## Task input
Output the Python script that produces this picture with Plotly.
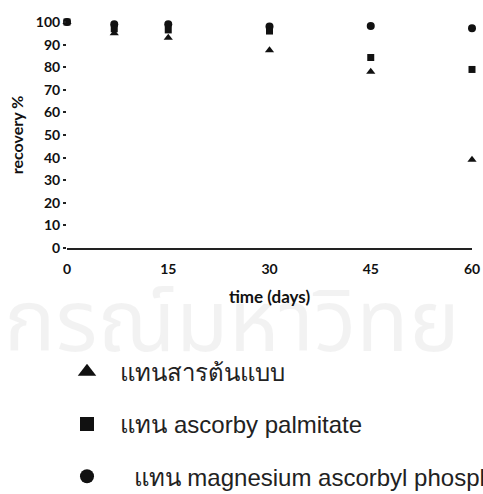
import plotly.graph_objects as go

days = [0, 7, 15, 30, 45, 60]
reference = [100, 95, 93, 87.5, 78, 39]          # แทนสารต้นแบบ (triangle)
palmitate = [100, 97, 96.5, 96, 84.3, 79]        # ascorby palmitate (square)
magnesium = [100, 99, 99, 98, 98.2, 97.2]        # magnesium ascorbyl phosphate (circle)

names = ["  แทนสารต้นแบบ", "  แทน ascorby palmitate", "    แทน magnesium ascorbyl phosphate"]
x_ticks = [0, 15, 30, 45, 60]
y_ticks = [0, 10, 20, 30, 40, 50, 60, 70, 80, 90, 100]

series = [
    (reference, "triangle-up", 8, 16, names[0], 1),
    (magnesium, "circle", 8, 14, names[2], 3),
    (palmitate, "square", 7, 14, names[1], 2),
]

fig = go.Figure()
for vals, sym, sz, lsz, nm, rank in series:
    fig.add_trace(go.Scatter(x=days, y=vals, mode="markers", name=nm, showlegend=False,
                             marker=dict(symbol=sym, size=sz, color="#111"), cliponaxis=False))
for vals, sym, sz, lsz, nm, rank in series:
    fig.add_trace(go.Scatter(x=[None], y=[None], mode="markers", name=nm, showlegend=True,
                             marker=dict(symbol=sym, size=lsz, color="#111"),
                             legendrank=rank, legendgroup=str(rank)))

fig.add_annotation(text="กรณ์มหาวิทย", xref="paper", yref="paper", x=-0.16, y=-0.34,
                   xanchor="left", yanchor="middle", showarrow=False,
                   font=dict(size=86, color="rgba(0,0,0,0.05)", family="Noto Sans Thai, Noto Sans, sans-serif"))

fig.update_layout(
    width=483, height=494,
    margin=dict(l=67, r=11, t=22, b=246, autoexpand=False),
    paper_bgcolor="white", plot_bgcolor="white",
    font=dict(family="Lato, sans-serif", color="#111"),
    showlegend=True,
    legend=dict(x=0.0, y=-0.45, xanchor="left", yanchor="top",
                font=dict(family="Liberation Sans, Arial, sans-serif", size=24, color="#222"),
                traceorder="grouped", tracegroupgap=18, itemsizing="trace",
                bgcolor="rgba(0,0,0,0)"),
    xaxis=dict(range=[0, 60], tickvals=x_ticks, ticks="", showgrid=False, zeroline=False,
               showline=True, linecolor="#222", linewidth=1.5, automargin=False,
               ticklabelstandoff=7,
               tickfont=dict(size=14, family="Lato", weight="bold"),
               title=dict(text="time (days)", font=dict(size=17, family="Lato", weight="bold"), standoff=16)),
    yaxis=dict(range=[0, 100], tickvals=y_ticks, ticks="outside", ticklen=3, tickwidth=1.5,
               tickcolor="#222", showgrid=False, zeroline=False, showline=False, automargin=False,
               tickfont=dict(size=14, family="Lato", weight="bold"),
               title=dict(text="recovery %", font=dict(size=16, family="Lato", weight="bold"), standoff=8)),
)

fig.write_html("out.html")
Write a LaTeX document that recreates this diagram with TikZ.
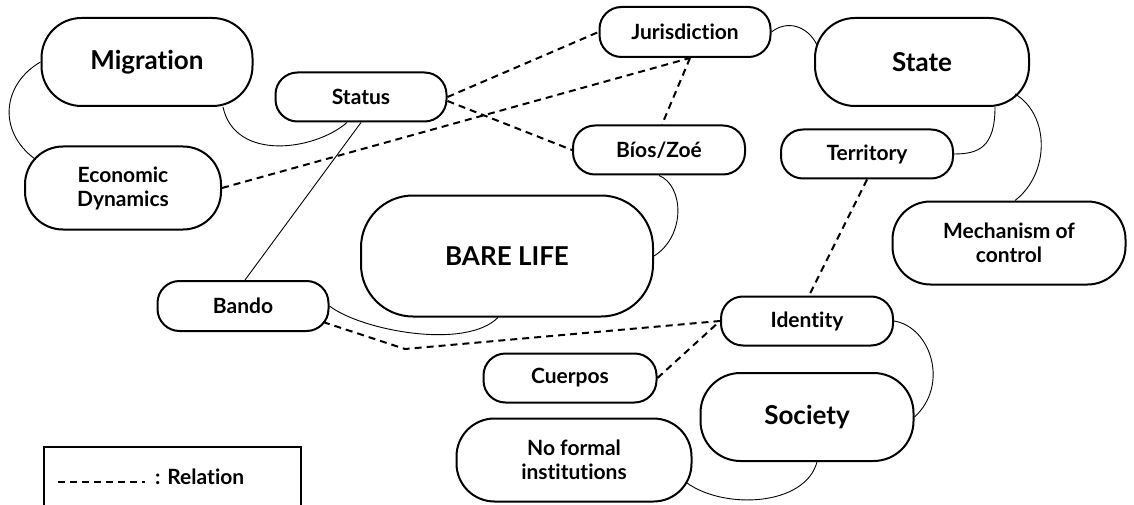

## The exercise
Make an exact copy of the listing above. Do not include the pictures.

## Solution to this task
Output the Python script that produces this picture with Plotly.
import plotly.graph_objects as go

days = [0, 7, 15, 30, 45, 60]
reference = [100, 95, 93, 87.5, 78, 39]          # แทนสารต้นแบบ (triangle)
palmitate = [100, 97, 96.5, 96, 84.3, 79]        # ascorby palmitate (square)
magnesium = [100, 99, 99, 98, 98.2, 97.2]        # magnesium ascorbyl phosphate (circle)

names = ["  แทนสารต้นแบบ", "  แทน ascorby palmitate", "    แทน magnesium ascorbyl phosphate"]
x_ticks = [0, 15, 30, 45, 60]
y_ticks = [0, 10, 20, 30, 40, 50, 60, 70, 80, 90, 100]

series = [
    (reference, "triangle-up", 8, 16, names[0], 1),
    (magnesium, "circle", 8, 14, names[2], 3),
    (palmitate, "square", 7, 14, names[1], 2),
]

fig = go.Figure()
for vals, sym, sz, lsz, nm, rank in series:
    fig.add_trace(go.Scatter(x=days, y=vals, mode="markers", name=nm, showlegend=False,
                             marker=dict(symbol=sym, size=sz, color="#111"), cliponaxis=False))
for vals, sym, sz, lsz, nm, rank in series:
    fig.add_trace(go.Scatter(x=[None], y=[None], mode="markers", name=nm, showlegend=True,
                             marker=dict(symbol=sym, size=lsz, color="#111"),
                             legendrank=rank, legendgroup=str(rank)))

fig.add_annotation(text="กรณ์มหาวิทย", xref="paper", yref="paper", x=-0.16, y=-0.34,
                   xanchor="left", yanchor="middle", showarrow=False,
                   font=dict(size=86, color="rgba(0,0,0,0.05)", family="Noto Sans Thai, Noto Sans, sans-serif"))

fig.update_layout(
    width=483, height=494,
    margin=dict(l=67, r=11, t=22, b=246, autoexpand=False),
    paper_bgcolor="white", plot_bgcolor="white",
    font=dict(family="Lato, sans-serif", color="#111"),
    showlegend=True,
    legend=dict(x=0.0, y=-0.45, xanchor="left", yanchor="top",
                font=dict(family="Liberation Sans, Arial, sans-serif", size=24, color="#222"),
                traceorder="grouped", tracegroupgap=18, itemsizing="trace",
                bgcolor="rgba(0,0,0,0)"),
    xaxis=dict(range=[0, 60], tickvals=x_ticks, ticks="", showgrid=False, zeroline=False,
               showline=True, linecolor="#222", linewidth=1.5, automargin=False,
               ticklabelstandoff=7,
               tickfont=dict(size=14, family="Lato", weight="bold"),
               title=dict(text="time (days)", font=dict(size=17, family="Lato", weight="bold"), standoff=16)),
    yaxis=dict(range=[0, 100], tickvals=y_ticks, ticks="outside", ticklen=3, tickwidth=1.5,
               tickcolor="#222", showgrid=False, zeroline=False, showline=False, automargin=False,
               tickfont=dict(size=14, family="Lato", weight="bold"),
               title=dict(text="recovery %", font=dict(size=16, family="Lato", weight="bold"), standoff=8)),
)

fig.write_html("out.html")
Write a LaTeX document that recreates this diagram with TikZ.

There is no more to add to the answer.